Ok here is the blow by blow -- assuming you are still reading this far down -- the Central Committee had three times as many people as they had seats for everyone considering that they had four vacancies to fill (two on the Board of Elections, one for District 16 and one for District 39). Just like last month everything could have ended unceremoniously if the local Fire Department saw the overcrowding.

Things that need to change
Why would the Central Committee expose itself to horrible PR and egg on its face because they don't want to spend the ducats to get a room that could hold everyone??? I guess democracy (small "d") went out the window when the big "D"s gather.

So the Central Committee would only allow in the room if you were a member of the Central Committee, an elected official, the candidates and when your candidate was speaking they got to bring in 5 people. So everyday folks who wanted to see the proceedings were thrust out. Not very democratic for the Democratic Party. All I will say is if the BOE (Board of Elections) treated the party observers the way the Central Committee treated the attendees they would have raced to the courthouse to stop it. What is good the goose is good for the gander. Strike one for the Central Committee.

No Q&A just opening/ closing statements
Next because the list of District 16 candidates totaled eleven by the time everyone had their five minutes for an opening statements no one wanted to ask a question because then they would be subjected to eleven answers to parse through. Tell me that there is better way to elect our representatives to Annapolis. Strike two.

Things Leading up the vote
So one hour of candidates giving opening (and closing) statements, followed by zero questions in a room of the connected with outsiders on the outside, we get the first vote. If no one gets a majority on the first ballot then they drop off the lowest people until someone gets a majority. So with eleven running and 23 total votes you knew that some of the candidates would be shutout. But who had seven with goose eggs?

Closed Ballots have got to go
Finally, all of the members of the Democratic (and Republican) Central Committee are elected by the members of their party. So as a public official you have to make tough choices. But how would the public react if our elected officials voted on high profile issues such as the war in Iraq via closed ballot?? You are right -- zero. So why does the Central Committee get to have a closed ballot of the most important vote they will ever make? Why the answer is obvious -- they don't want to let everyone know who they really voted for? Tell me you like that in your elected officials. We know what US Senators voted for John Roberts as Chief Justice and I think that is a bit more important than which person is sent to Annapolis as Delegate. Strike three for democracy among the Democrats of the Montgomery County Central Committee.

There was no democracy among the Democrats
Strike four would be to allow this format to continue. It is not that the Central Committee is a collection of bad people. I know most of them. And I like them. I love politics (why else would I force my way into a crowded room to see this stuff). But why not open up the process? Where is the transparency? Where is the democracy among the Democrats?
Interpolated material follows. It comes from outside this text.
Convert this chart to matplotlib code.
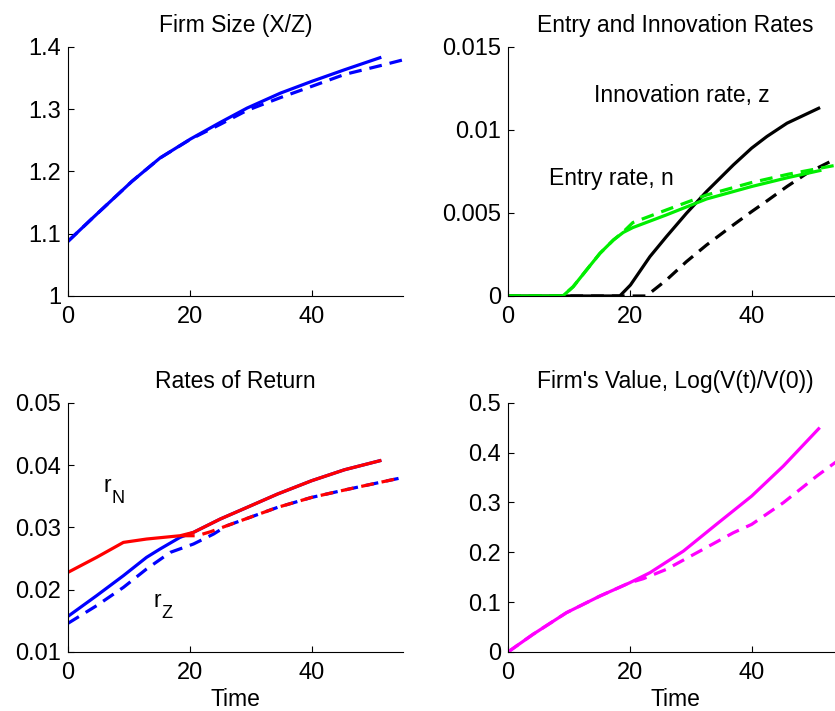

If you don't want to have people know exactly where you stand on the issues then don't run for public office; and the Central Committee members are publicly elected every four years (last done September 2006). Stand up. Be counted. Let us know who you voted for.

I am sure that Bill Frick will do a great job as will Kirill Reznik (who won the final vote of the night on the first ballot over Hugh Bailey by a 12 to 11 with Reznik voting as a member of the Central Committee). I also like previous winners of this process (read Jane Lawton and Susan Lee) but still this is a poor way to run a railroad -- or elect our officials. The system needs to change.

We need a room big enough to hold everyone. We need those voters (the Central Committee) to at least ask questions of the candidates. Does not matter if you asked them in private; again elected officials have mark-ups and hearings on things that they have already decided their position. We more transparency. We need democracy in our elections. The Central Committee needs to be more democratic (small "d") or it should get out of the business of selecting our officials. Of the 32 members of the MoCo Delegation now five of them have gotten elected the first time to their seat via the MoCo Democratic Central Committee.

It is the 21st Century. We can do better.